An article on the front page of the Record from exactly 17 years ago reported on a retreat held by the College for several members of the administration and of CC to discuss and propose changes for the coming year. It was then, in 1996, that the College first began to consider terminating Dodd Dining Hall. According to the article, the College had to choose between closing Dodd Dining Hall and Driscoll Dining Hall, and “Driscoll is tough to get rid of just because there are a lot of Berkshire Quad [now Currier Quad] people,” then CC secretary Peter Everett ’96 said. The news piece also foreshadowed the end of the Log’s days as a center of student life and a transition to its current role as an administrative building, although students were determined to keep it from changing over. The idea of Greylock dining hall’s use as a party space was also first suggested in the retreat, as was the preservation of Goodrich. (“CC, Administrators share ideas at Log ‘retreat,’” Jan. 16, 1996).

January 13, 1987

On Jan. 13, 1987, the Record announced the results from the College’s Early Decision applicant pool. There was an 18 percent increase in number of early applicants and 136 of the 352 students who applied were accepted. The Director of Admissions at the time Philip Smith said, “The higher overall quality of the early decision applicant pool was due in part to the publicity which Williams received” with its number one ranking the fall before by U.S. News and World Report. Of the 136 applicants accepted, the Office of Admission was pleased to report that four members of the Class of 1987 were black, six were Asian-American, two were Hispanic-American, and five were international students – “a greater diversity of ethnic backgrounds,” than in the previous year. They also took note of the uptick in interest in Division III courses and financial aid applicants. (“136 accepted early for class of 1991,” Jan. 13, 1987).

 January 14, 1950

The Record published a news brief in the Jan. 14, 1950 edition reporting the release of a senior student of Amherst College after he was charged with passing counterfeit $20 bills. The Lord Jeff was arrested while driving on the Merritt Parkway near Westport after using the fake money to pay for gas and was discovered with four other counterfeit bills.
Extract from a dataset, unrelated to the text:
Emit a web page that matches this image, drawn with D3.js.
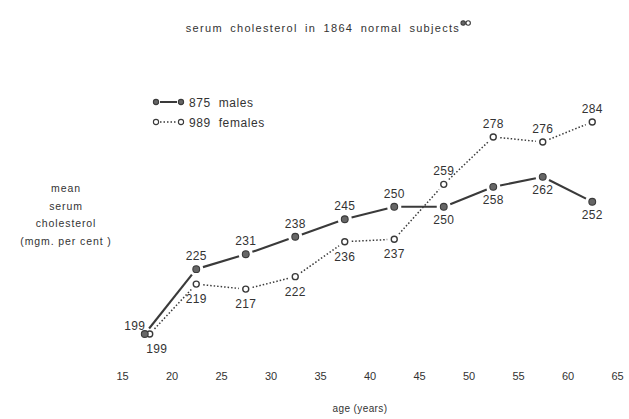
<!DOCTYPE html>
<html>
<head>
<meta charset="utf-8">
<script src="https://cdn.jsdelivr.net/npm/d3@7"></script>
<style>
  body { margin: 0; background: #fff; }
  svg text { font-family: "Liberation Sans", Arial, sans-serif; fill: #333; }
</style>
</head>
<body>
<svg id="chart" width="629" height="419"></svg>
<script>
// age groups (midpoints)
const maleAges = [17.3, 22.5, 27.5, 32.5, 37.5, 42.5, 47.5, 52.5, 57.5, 62.5];
const femaleAges = [17.8, 22.5, 27.5, 32.5, 37.5, 42.5, 47.5, 52.5, 57.5, 62.5];
const males = [199, 225, 231, 238, 245, 250, 250, 258, 262, 252];
const females = [199, 219, 217, 222, 236, 237, 259, 278, 276, 284];
const xTicks = [15, 20, 25, 30, 35, 40, 45, 50, 55, 60, 65];
const yLabelLines = ["mean", "serum", "cholesterol", "(mgm. per cent )"];

const svg = d3.select("#chart");
const x = d3.scaleLinear().domain([15, 65]).range([122, 617]);
const y = d3.scaleLinear().domain([199, 284]).range([334, 122]);
const ink = "#3a3a3a";

// title
const title = svg.append("text")
    .attr("x", 323).attr("y", 32)
    .attr("text-anchor", "middle")
    .style("font-size", "11px")
    .style("letter-spacing", "1.3px")
    .style("word-spacing", "3px")
    .text("serum cholesterol in 1864 normal subjects");
const tb = title.node().getBBox();
[0, 5].forEach(d => {
    svg.append("circle")
        .attr("cx", tb.x + tb.width + 3 + d).attr("cy", 23).attr("r", 2.2)
        .attr("fill", d ? "#fff" : "#666").attr("stroke", ink).attr("stroke-width", 1.1);
});

// x axis
const xAxis = svg.append("g")
    .attr("transform", "translate(0,368)")
    .attr("color", "#333")
    .call(d3.axisBottom(x).tickValues(xTicks).tickSize(0).tickPadding(4));
xAxis.select(".domain").remove();
xAxis.selectAll("text")
    .style("font-size", "11px")
    .style("font-family", "'Liberation Sans', Arial, sans-serif")
    .style("fill", "#333");

svg.append("text")
    .attr("x", 360).attr("y", 412)
    .attr("text-anchor", "middle")
    .style("font-size", "10px")
    .style("letter-spacing", "0.4px")
    .text("age (years)");

// y label
svg.append("g").selectAll("text")
    .data(yLabelLines)
    .join("text")
    .attr("x", 66)
    .attr("y", (d, i) => 192 + i * 17.5)
    .attr("text-anchor", "middle")
    .style("font-size", "10.5px")
    .style("letter-spacing", "0.9px")
    .text(d => d);

// segments with a gap at each marker
function segments(ages, vals) {
    const pts = ages.map((a, i) => [x(a), y(vals[i])]);
    return d3.pairs(pts).map(([a, b]) => {
        const dx = b[0] - a[0], dy = b[1] - a[1];
        const len = Math.hypot(dx, dy), g = 7;
        return [a[0] + dx * g / len, a[1] + dy * g / len, b[0] - dx * g / len, b[1] - dy * g / len];
    });
}

function drawSeries(ages, vals, dashed) {
    svg.append("g").selectAll("line")
        .data(segments(ages, vals))
        .join("line")
        .attr("x1", d => d[0]).attr("y1", d => d[1])
        .attr("x2", d => d[2]).attr("y2", d => d[3])
        .attr("stroke", ink)
        .attr("stroke-width", dashed ? 1.5 : 2.1)
        .attr("stroke-dasharray", dashed ? "1.5,2" : null);
    svg.append("g").selectAll("circle")
        .data(vals)
        .join("circle")
        .attr("cx", (d, i) => x(ages[i]))
        .attr("cy", d => y(d))
        .attr("r", dashed ? 3 : 3.4)
        .attr("fill", dashed ? "#fff" : "#666")
        .attr("stroke", ink)
        .attr("stroke-width", dashed ? 1.4 : 1.1);
}
drawSeries(femaleAges, females, true);
drawSeries(maleAges, males, false);

// value labels: the higher series is labelled above, the lower one below
svg.append("g").selectAll("text")
    .data(males)
    .join("text")
    .attr("x", (d, i) => x(maleAges[i]) + (d === females[i] ? -10 : 0))
    .attr("y", (d, i) => y(d) + (d > females[i] ? -9 : d < females[i] ? 17 : -4))
    .attr("text-anchor", "middle")
    .style("font-size", "12px")
    .style("letter-spacing", "0.3px")
    .text(d => d);
svg.append("g").selectAll("text")
    .data(females)
    .join("text")
    .attr("x", (d, i) => x(femaleAges[i]) + (d === males[i] ? 7 : 0))
    .attr("y", (d, i) => y(d) + (d > males[i] ? -9 : 19))
    .attr("text-anchor", "middle")
    .style("font-size", "12px")
    .style("letter-spacing", "0.3px")
    .text(d => d);

// legend
const legend = [
    { y: 102, label: "875  males", dashed: false },
    { y: 122, label: "989  females", dashed: true }
];
const lg = svg.append("g").selectAll("g").data(legend).join("g");
lg.append("line")
    .attr("x1", 160).attr("x2", 177)
    .attr("y1", d => d.y).attr("y2", d => d.y)
    .attr("stroke", ink)
    .attr("stroke-width", d => d.dashed ? 1.4 : 2)
    .attr("stroke-dasharray", d => d.dashed ? "1.5,2" : null);
[156, 181].forEach(cx => {
    lg.append("circle")
        .attr("cx", cx).attr("cy", d => d.y)
        .attr("r", 2.6)
        .attr("fill", d => d.dashed ? "#fff" : "#666")
        .attr("stroke", ink).attr("stroke-width", 1.1);
});
lg.append("text")
    .attr("x", 189).attr("y", d => d.y + 4.5)
    .style("font-size", "12px")
    .style("letter-spacing", "0.6px")
    .style("white-space", "pre")
    .attr("xml:space", "preserve")
    .text(d => d.label);
</script>
</body>
</html>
He told the officer that before his trip to Paris, a blackmarket money-changer exchanged his American dollars for francs, but as he “was leaving the scene of the transaction, he was accosted by another money-changer who accused him of taking unfair advantage of the first and demanded return of the francs for five $20 bills which [the student] believed to be the same as he gave the first money-changer.” The Jeff was released shortly after a conference with the U.S. Attorney Adrian W. Mahar. (“Jeff Student Gains Release,” Jan. 14, 1950).